■ What to do
Extract all lines from the data beneath that include the word "code".

■ Data supplied
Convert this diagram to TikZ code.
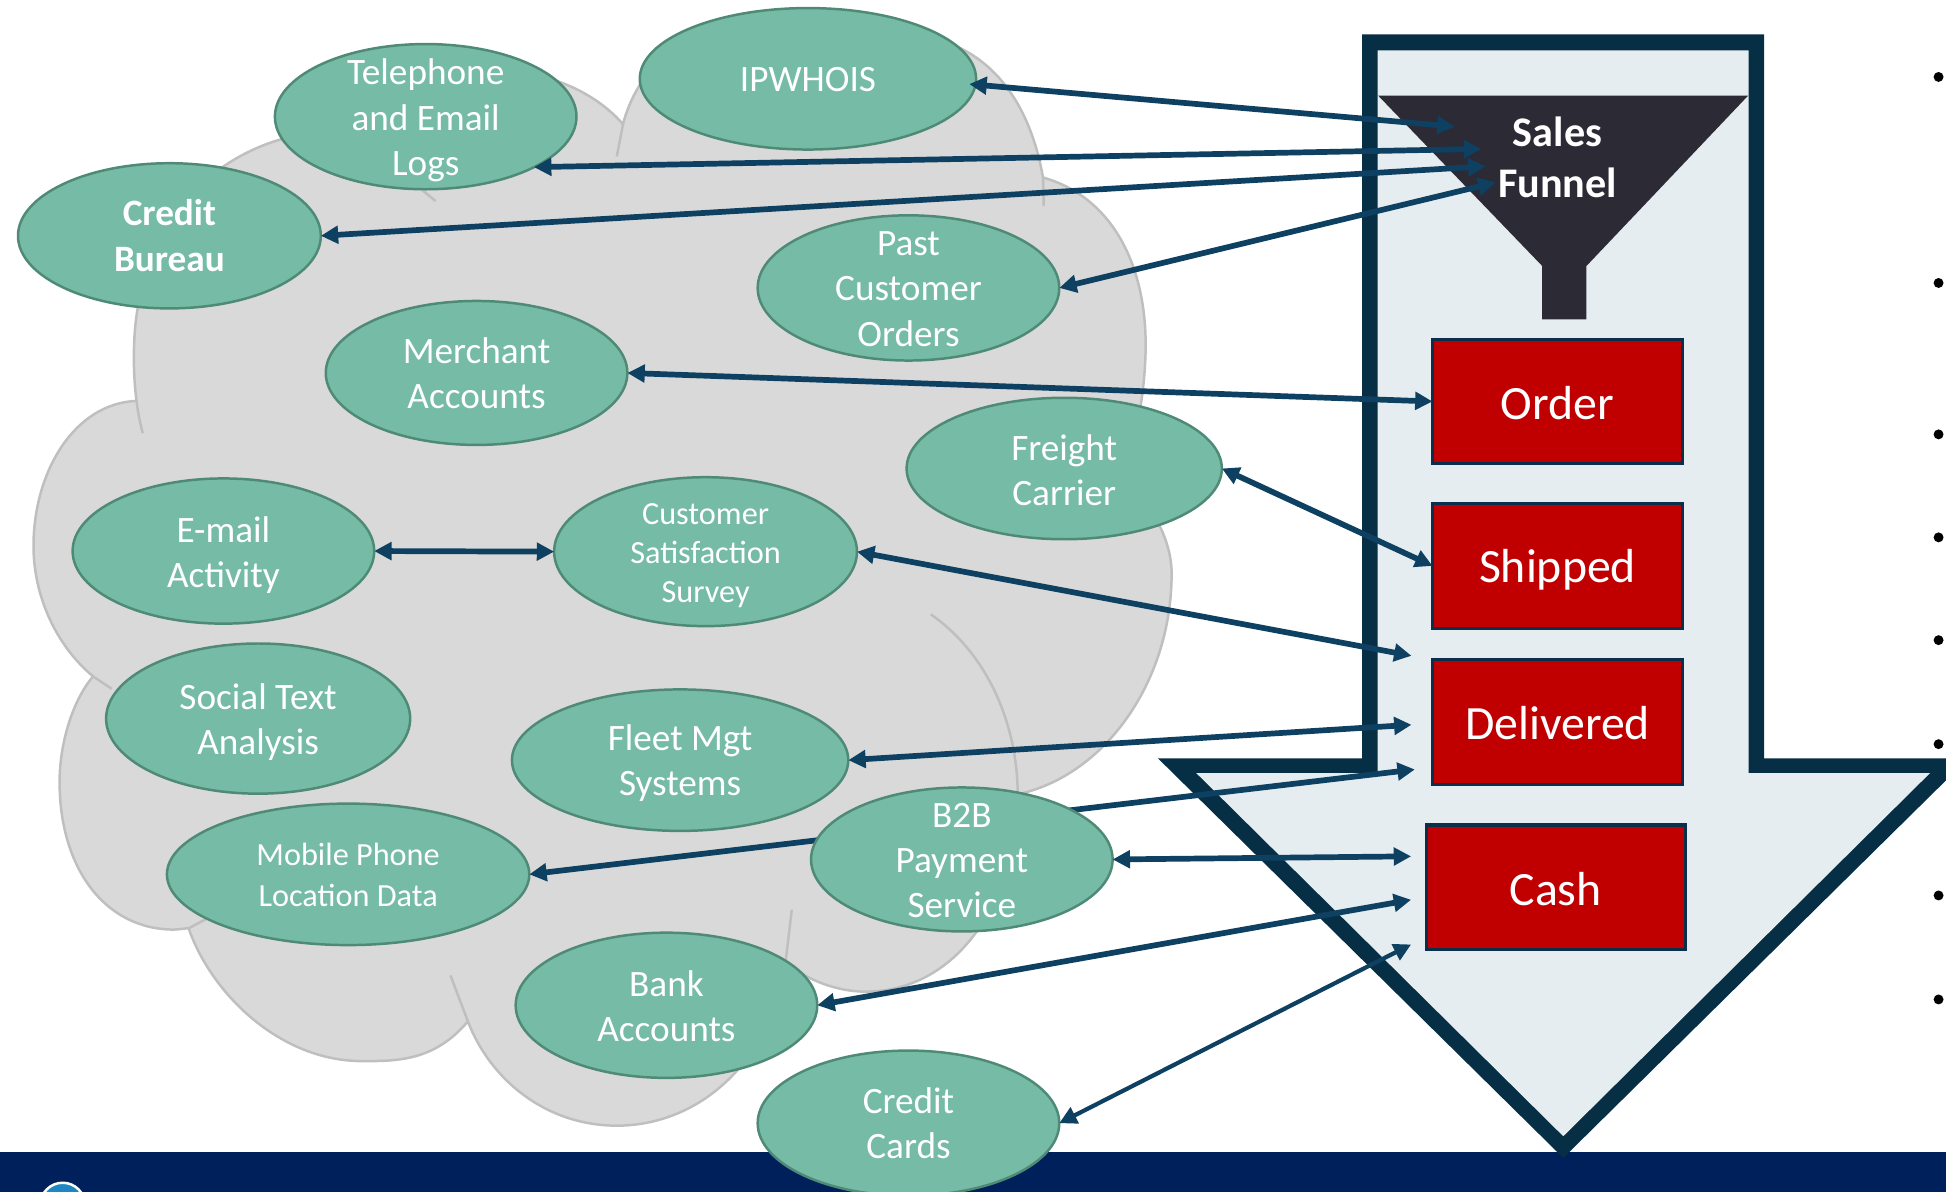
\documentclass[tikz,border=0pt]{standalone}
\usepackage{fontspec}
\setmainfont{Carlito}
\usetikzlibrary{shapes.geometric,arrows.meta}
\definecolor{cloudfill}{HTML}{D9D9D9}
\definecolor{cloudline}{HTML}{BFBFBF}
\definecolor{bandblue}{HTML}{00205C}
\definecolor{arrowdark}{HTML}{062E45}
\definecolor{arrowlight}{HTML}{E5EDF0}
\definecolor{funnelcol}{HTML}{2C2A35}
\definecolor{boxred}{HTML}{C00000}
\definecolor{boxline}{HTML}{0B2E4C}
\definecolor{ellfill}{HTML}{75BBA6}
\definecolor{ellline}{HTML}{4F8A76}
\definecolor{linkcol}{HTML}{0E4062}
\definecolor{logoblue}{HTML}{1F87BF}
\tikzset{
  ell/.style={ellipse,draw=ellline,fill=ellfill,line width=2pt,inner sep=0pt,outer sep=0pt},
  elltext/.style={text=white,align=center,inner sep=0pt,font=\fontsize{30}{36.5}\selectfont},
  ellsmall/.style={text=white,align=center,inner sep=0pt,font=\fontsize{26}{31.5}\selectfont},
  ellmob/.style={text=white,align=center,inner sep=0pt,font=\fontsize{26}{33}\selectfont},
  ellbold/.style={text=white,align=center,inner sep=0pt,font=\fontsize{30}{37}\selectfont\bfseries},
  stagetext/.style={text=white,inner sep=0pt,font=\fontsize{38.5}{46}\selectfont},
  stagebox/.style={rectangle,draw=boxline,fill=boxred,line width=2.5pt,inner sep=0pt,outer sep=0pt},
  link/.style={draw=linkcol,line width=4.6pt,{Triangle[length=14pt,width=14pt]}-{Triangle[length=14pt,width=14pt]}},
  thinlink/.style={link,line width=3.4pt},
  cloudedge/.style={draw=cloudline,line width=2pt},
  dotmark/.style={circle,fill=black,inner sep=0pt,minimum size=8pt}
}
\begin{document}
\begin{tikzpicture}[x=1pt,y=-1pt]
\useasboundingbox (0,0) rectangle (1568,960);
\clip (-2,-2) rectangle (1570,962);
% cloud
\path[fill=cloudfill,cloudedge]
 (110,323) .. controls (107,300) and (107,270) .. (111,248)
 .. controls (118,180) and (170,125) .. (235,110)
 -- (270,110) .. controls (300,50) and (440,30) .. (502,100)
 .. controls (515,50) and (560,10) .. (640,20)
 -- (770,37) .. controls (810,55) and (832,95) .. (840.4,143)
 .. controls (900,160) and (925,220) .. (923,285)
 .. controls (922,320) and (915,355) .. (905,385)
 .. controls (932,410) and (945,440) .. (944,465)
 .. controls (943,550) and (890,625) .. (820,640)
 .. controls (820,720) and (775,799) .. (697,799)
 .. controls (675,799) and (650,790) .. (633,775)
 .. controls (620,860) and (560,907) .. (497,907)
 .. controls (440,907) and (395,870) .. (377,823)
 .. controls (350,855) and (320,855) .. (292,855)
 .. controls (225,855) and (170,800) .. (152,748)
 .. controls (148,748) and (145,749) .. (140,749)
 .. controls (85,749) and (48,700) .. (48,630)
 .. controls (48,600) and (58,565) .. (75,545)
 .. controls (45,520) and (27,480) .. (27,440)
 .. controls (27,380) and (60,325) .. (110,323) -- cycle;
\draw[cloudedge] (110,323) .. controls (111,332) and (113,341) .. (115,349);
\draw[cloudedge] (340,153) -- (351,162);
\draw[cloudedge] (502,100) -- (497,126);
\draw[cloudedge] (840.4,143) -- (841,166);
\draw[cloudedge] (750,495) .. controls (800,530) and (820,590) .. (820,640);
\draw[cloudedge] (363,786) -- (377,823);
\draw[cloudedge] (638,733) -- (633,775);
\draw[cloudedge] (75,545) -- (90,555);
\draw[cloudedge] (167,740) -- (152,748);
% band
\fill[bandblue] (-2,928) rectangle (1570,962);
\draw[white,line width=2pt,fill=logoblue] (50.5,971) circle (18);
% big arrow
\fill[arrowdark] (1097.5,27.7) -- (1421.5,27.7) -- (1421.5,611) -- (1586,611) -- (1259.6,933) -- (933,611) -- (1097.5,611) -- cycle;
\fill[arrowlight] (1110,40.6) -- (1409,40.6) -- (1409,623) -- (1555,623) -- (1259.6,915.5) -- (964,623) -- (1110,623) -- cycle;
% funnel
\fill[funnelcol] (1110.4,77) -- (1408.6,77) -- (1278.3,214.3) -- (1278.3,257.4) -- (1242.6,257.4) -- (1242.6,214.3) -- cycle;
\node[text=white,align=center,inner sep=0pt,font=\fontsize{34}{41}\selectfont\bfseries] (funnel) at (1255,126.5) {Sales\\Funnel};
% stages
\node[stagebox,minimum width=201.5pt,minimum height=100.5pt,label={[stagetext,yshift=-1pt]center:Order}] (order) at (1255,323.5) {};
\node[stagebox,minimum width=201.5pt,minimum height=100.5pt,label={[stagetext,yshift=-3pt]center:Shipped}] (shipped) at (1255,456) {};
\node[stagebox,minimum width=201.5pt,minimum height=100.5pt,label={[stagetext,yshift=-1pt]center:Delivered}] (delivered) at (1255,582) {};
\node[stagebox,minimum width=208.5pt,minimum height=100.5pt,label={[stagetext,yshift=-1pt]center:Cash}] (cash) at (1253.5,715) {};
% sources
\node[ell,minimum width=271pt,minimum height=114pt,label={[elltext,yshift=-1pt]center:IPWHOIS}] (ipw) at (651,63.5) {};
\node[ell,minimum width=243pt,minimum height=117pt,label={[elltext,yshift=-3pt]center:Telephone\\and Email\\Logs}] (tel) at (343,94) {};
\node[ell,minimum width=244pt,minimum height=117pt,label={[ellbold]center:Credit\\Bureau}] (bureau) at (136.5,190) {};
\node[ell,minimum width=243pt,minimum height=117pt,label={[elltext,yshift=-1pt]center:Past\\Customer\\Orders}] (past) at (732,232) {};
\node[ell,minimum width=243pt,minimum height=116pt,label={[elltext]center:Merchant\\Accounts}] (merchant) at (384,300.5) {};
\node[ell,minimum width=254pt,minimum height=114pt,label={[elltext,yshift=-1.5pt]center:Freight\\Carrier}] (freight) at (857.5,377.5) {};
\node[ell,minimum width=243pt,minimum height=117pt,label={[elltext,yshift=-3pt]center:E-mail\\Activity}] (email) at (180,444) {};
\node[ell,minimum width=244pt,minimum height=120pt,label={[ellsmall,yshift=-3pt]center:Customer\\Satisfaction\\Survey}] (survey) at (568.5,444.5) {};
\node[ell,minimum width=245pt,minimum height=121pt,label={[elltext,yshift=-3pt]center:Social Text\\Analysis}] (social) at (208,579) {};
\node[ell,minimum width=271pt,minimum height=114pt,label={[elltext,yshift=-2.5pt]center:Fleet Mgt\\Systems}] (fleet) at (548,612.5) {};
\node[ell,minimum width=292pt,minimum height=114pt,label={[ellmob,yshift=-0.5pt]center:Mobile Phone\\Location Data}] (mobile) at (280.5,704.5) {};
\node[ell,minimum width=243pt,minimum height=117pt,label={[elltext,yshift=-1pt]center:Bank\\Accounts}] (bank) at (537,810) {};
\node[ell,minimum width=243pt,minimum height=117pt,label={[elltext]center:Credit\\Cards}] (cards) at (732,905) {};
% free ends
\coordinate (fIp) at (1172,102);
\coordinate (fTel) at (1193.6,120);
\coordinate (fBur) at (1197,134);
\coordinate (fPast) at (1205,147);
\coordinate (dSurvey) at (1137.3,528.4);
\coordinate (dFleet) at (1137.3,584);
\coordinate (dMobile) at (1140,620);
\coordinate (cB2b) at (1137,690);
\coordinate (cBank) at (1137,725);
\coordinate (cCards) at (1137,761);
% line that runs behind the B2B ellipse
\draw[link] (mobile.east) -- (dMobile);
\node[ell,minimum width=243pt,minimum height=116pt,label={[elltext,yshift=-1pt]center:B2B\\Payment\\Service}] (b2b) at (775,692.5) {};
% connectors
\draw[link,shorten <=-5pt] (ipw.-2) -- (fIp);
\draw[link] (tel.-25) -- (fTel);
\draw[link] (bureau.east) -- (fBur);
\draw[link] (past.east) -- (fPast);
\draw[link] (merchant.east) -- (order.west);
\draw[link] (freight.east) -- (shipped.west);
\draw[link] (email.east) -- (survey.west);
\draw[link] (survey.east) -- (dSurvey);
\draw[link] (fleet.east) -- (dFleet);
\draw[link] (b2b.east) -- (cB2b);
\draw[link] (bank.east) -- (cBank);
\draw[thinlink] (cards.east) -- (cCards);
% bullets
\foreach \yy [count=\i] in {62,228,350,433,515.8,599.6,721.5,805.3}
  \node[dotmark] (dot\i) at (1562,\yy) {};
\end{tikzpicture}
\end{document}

==

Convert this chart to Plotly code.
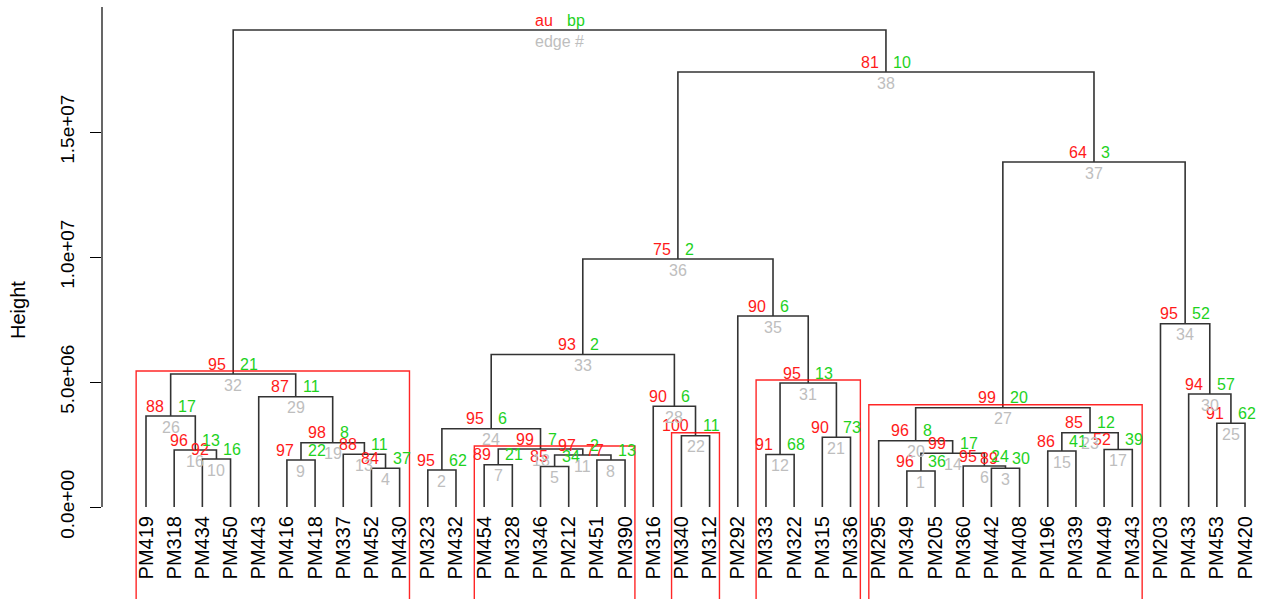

■ The solution
Convert this diagram to TikZ code.
Convert this chart to Plotly code.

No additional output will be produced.